[DATA EXTRACT]
——

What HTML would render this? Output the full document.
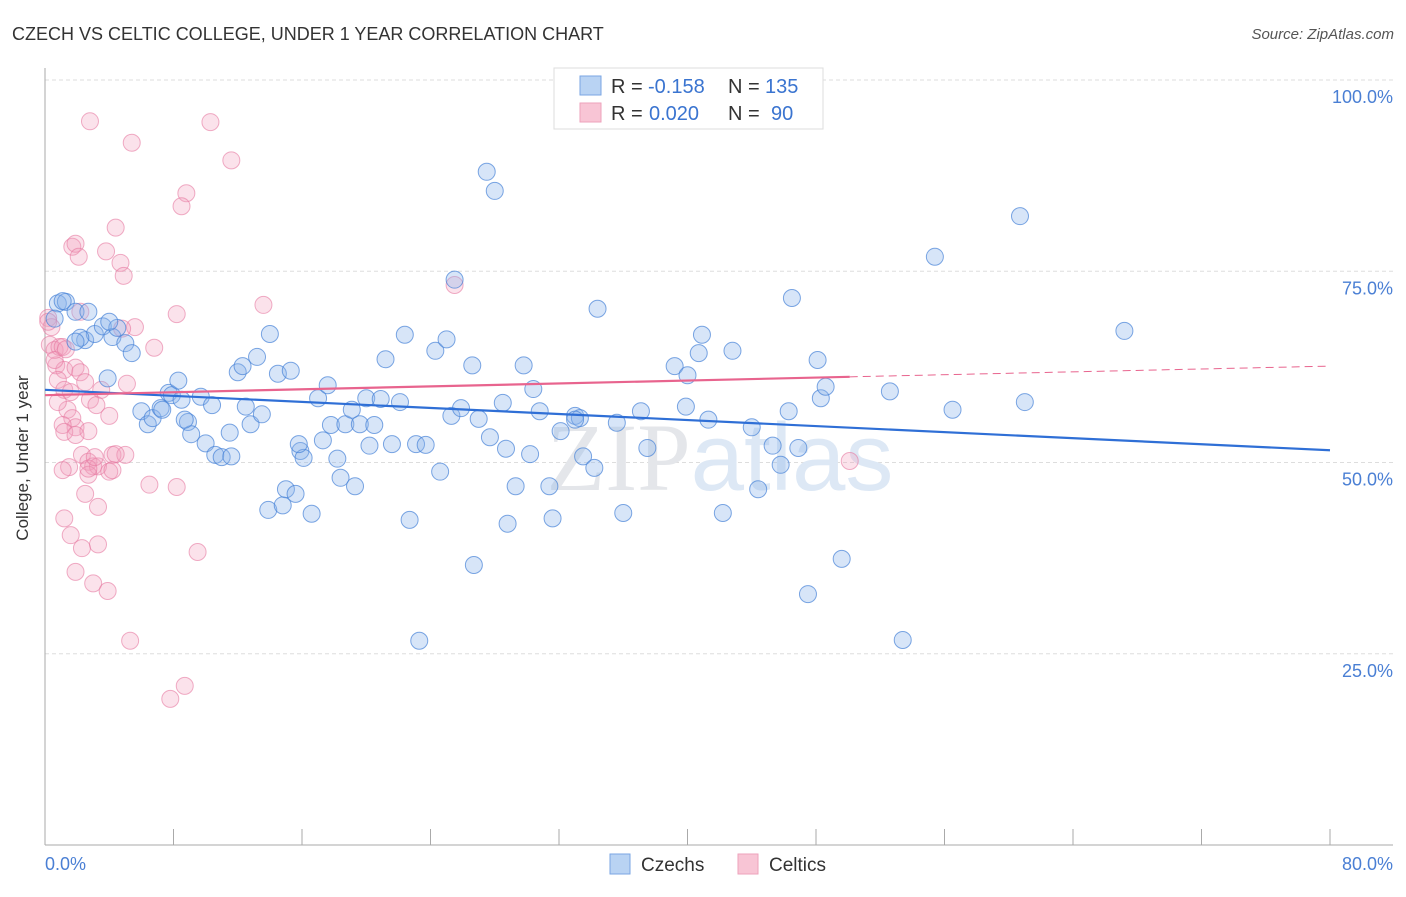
<!DOCTYPE html>
<html><head><meta charset="utf-8"><style>
body{margin:0;background:#fff;font-family:"Liberation Sans",sans-serif;}
svg text{font-family:"Liberation Sans",sans-serif;}
</style></head><body>
<svg id="chart" width="1406" height="892">
<text x="12" y="40" font-size="18" fill="#333">CZECH VS CELTIC COLLEGE, UNDER 1 YEAR CORRELATION CHART</text>
<text x="1394" y="39" font-size="15" fill="#555" font-style="italic" text-anchor="end">Source: ZipAtlas.com</text>
<g id="grid"></g>
<text x="720" y="490" font-size="96" fill="#eceef1" text-anchor="middle"><tspan font-family="Liberation Serif" fill="#e4e6ea">ZIP</tspan><tspan fill="#dde8f5">atlas</tspan></text>
<g id="pts"></g>
<g id="trend"></g>
<text x="28" y="458" font-size="17" fill="#333" text-anchor="middle" transform="rotate(-90 28 458)">College, Under 1 year</text>
<text x="45" y="870" font-size="18" fill="#4a7fd4">0.0%</text>
<text x="1393" y="870" font-size="18" fill="#4a7fd4" text-anchor="end">80.0%</text>
<g>
<rect x="554" y="68" width="269" height="61" fill="#fff" stroke="#ddd"/>
<rect x="580" y="76" width="21" height="19" fill="#b9d3f3" stroke="#7aa6e3"/>
<rect x="580" y="103" width="21" height="19" fill="#f8c5d5" stroke="#eea2bb"/>
<text x="611" y="93" font-size="20" fill="#333">R =</text>
<text x="648" y="93" font-size="20" fill="#3a74d0">-0.158</text>
<text x="728" y="93" font-size="20" fill="#333">N =</text>
<text x="765" y="93" font-size="20" fill="#3a74d0">135</text>
<text x="611" y="120" font-size="20" fill="#333">R =</text>
<text x="649" y="120" font-size="20" fill="#3a74d0">0.020</text>
<text x="728" y="120" font-size="20" fill="#333">N =</text>
<text x="771" y="120" font-size="20" fill="#3a74d0">90</text>
</g>
<g>
<rect x="610" y="854" width="20" height="20" fill="#b9d3f3" stroke="#7aa6e3"/>
<text x="641" y="871" font-size="19" fill="#333">Czechs</text>
<rect x="738" y="854" width="20" height="20" fill="#f8c5d5" stroke="#eea2bb"/>
<text x="769" y="871" font-size="19" fill="#333">Celtics</text>
</g>
</svg>
<script>
const czX=[0.8,1.3,0.6,1.9,2.7,2.5,3.1,3.6,4.2,4.5,5.0,5.4,3.9,6.0,6.4,6.7,7.2,7.3,7.7,7.9,8.3,8.5,8.9,9.1,9.7,10.0,10.4,10.6,11.0,11.5,11.6,12.0,12.3,12.5,12.8,13.2,13.5,14.0,13.9,14.5,14.8,15.0,15.3,15.6,15.9,16.1,16.6,17.0,17.3,17.6,17.8,18.2,18.4,18.7,19.1,19.3,19.6,20.0,20.2,20.5,20.9,21.2,21.6,22.1,22.4,22.7,23.1,23.3,23.7,24.3,24.6,25.0,25.3,25.5,25.9,26.6,27.0,27.5,27.7,28.0,28.5,28.7,28.8,29.3,29.8,30.2,30.4,30.8,31.4,31.6,32.1,33.0,33.3,33.5,34.2,34.4,35.6,36.0,37.1,37.5,39.2,39.9,40.0,40.7,40.9,41.3,42.2,42.8,44.0,44.4,45.3,45.8,46.3,46.5,46.9,47.5,48.1,48.3,48.6,49.6,52.6,53.4,55.4,56.5,60.7,61.0,67.2,26.7,15.8,8.7,4.0,2.2,1.1,1.9,33.0];
const czY=[70.8,71.0,68.8,69.7,69.7,66.0,66.8,67.8,66.4,67.6,65.6,64.3,61.0,56.7,55.0,55.8,57.1,56.9,59.1,58.8,60.7,58.2,55.3,53.7,58.6,52.5,57.5,51.0,50.7,53.9,50.8,61.8,62.6,57.3,55.0,63.8,56.3,66.8,43.8,61.6,44.4,46.5,62.0,45.9,51.5,50.6,43.3,58.4,52.9,60.1,54.9,50.5,48.0,55.0,56.9,46.9,55.0,58.4,52.2,54.9,58.3,63.5,52.4,57.9,66.7,42.5,52.4,26.7,52.3,64.6,48.8,66.1,56.1,73.9,57.1,62.7,55.7,88.0,53.3,85.5,57.8,51.8,42.0,46.9,62.7,51.1,59.6,56.7,46.9,42.7,54.1,56.1,55.8,50.8,49.3,70.1,55.2,43.4,56.7,51.9,62.6,57.3,61.4,64.3,66.7,55.6,43.4,64.6,54.6,46.5,52.2,49.7,56.7,71.5,51.9,32.8,63.4,58.4,59.9,37.4,59.3,26.8,76.9,56.9,82.2,57.9,67.2,36.6,52.4,55.6,68.4,66.3,71.1,65.8,55.6];
const ceX=[2.8,5.4,10.3,11.6,8.8,8.5,4.4,1.7,1.9,2.1,3.8,4.7,4.9,13.6,8.2,25.5,0.2,0.4,2.2,5.6,4.8,6.8,0.3,0.6,0.9,1.1,0.7,1.2,0.8,1.9,2.2,2.5,1.2,1.6,3.5,5.1,2.8,3.2,4.0,1.4,1.7,1.9,1.1,1.2,2.7,2.3,2.7,3.0,3.3,4.2,5.0,2.7,4.0,6.5,8.2,2.5,3.3,1.2,1.6,2.3,3.3,9.5,1.9,3.0,3.9,5.3,8.7,7.8,50.1,1.5,1.1,2.7,3.1,4.4,0.2,0.6,1.3,0.8,1.9,4.2];
const ceY=[94.6,91.8,94.5,89.5,85.2,83.5,80.7,78.2,78.6,76.9,77.6,76.1,74.4,70.6,69.4,73.2,68.9,67.7,69.7,67.7,67.5,65.0,65.4,64.7,65.1,65.1,62.7,62.1,60.8,62.4,61.8,60.5,59.5,59.2,59.5,60.3,58.2,57.5,56.1,56.9,55.8,54.6,54.9,54.0,54.1,51.0,50.1,49.5,49.5,51.0,51.0,48.4,48.8,47.1,46.8,45.9,44.2,42.7,40.5,38.8,39.3,38.3,35.7,34.2,33.2,26.7,20.8,19.1,50.2,49.4,49.0,49.2,50.7,51.1,68.4,63.4,64.8,57.9,53.6,49.0];
const yTicks=[25,50,75,100];
const yTickLabels=["25.0%","50.0%","75.0%","100.0%"];
const xTicks=[0,8,16,24,32,40,48,56,64,72,80];
const czTrend=[[0,59.5],[80,51.6]];
const ceTrend=[[0,58.8],[50.1,61.2],[80,62.6]];
const X=v=>45+v/80*1285, Y=v=>845-v/100*765;
const NS="http://www.w3.org/2000/svg";
function mk(t,a,p){const e=document.createElementNS(NS,t);for(const k in a)e.setAttribute(k,a[k]);p.appendChild(e);return e;}
const g=document.getElementById('grid');
yTicks.forEach((t,i)=>{
 const l=mk('line',{x1:45,x2:1393,y1:Y(t),y2:Y(t),stroke:'#ddd','stroke-dasharray':'4,3'},g);
 
 
 const tx=mk('text',{x:1393,y:Y(t)+23,'font-size':18,fill:'#4a7fd4','text-anchor':'end'},g);
 tx.textContent=yTickLabels[i];
 
 
});
const ax=mk('line',{x1:45,x2:45,y1:68,y2:845,stroke:'#aaa'},g);


const bx=mk('line',{x1:45,x2:1393,y1:845,y2:845,stroke:'#aaa'},g);


xTicks.forEach(t=>{
 const l=mk('line',{x1:X(t),x2:X(t),y1:829,y2:845,stroke:'#aaa'},g);
 
 
});
const p=document.getElementById('pts');
ceX.forEach((v,i)=>{
 const c=mk('circle',{cx:X(v),cy:Y(ceY[i]),r:8.5,fill:'rgba(243,160,188,0.3)',stroke:'rgba(230,120,160,0.6)','stroke-width':1},p);
 
 
});
czX.forEach((v,i)=>{
 const c=mk('circle',{cx:X(v),cy:Y(czY[i]),r:8.5,fill:'rgba(140,180,235,0.35)',stroke:'rgba(70,130,215,0.7)','stroke-width':1},p);
 
 
});
const tr=document.getElementById('trend');
const bl=mk('line',{x1:X(czTrend[0][0]),y1:Y(czTrend[0][1]),x2:X(czTrend[1][0]),y2:Y(czTrend[1][1]),stroke:'#2f6fd6','stroke-width':2.2},tr);


const pl=mk('line',{x1:X(ceTrend[0][0]),y1:Y(ceTrend[0][1]),x2:X(ceTrend[1][0]),y2:Y(ceTrend[1][1]),stroke:'#e8648e','stroke-width':2.2},tr);


const pd=mk('line',{x1:X(ceTrend[1][0]),y1:Y(ceTrend[1][1]),x2:X(ceTrend[2][0]),y2:Y(ceTrend[2][1]),stroke:'#e8648e','stroke-width':1,'stroke-dasharray':'8,5'},tr);


</script>
</body></html>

——

[WHAT TO DO] Pull out every line containing "document".

[WRITTEN REPLY]
What HTML would render this? Output the full document.
function mk(t,a,p){const e=document.createElementNS(NS,t);for(const k in a)e.setAttribute(k,a[k]);p.appendChild(e);return e;}
const g=document.getElementById('grid');
const p=document.getElementById('pts');
const tr=document.getElementById('trend');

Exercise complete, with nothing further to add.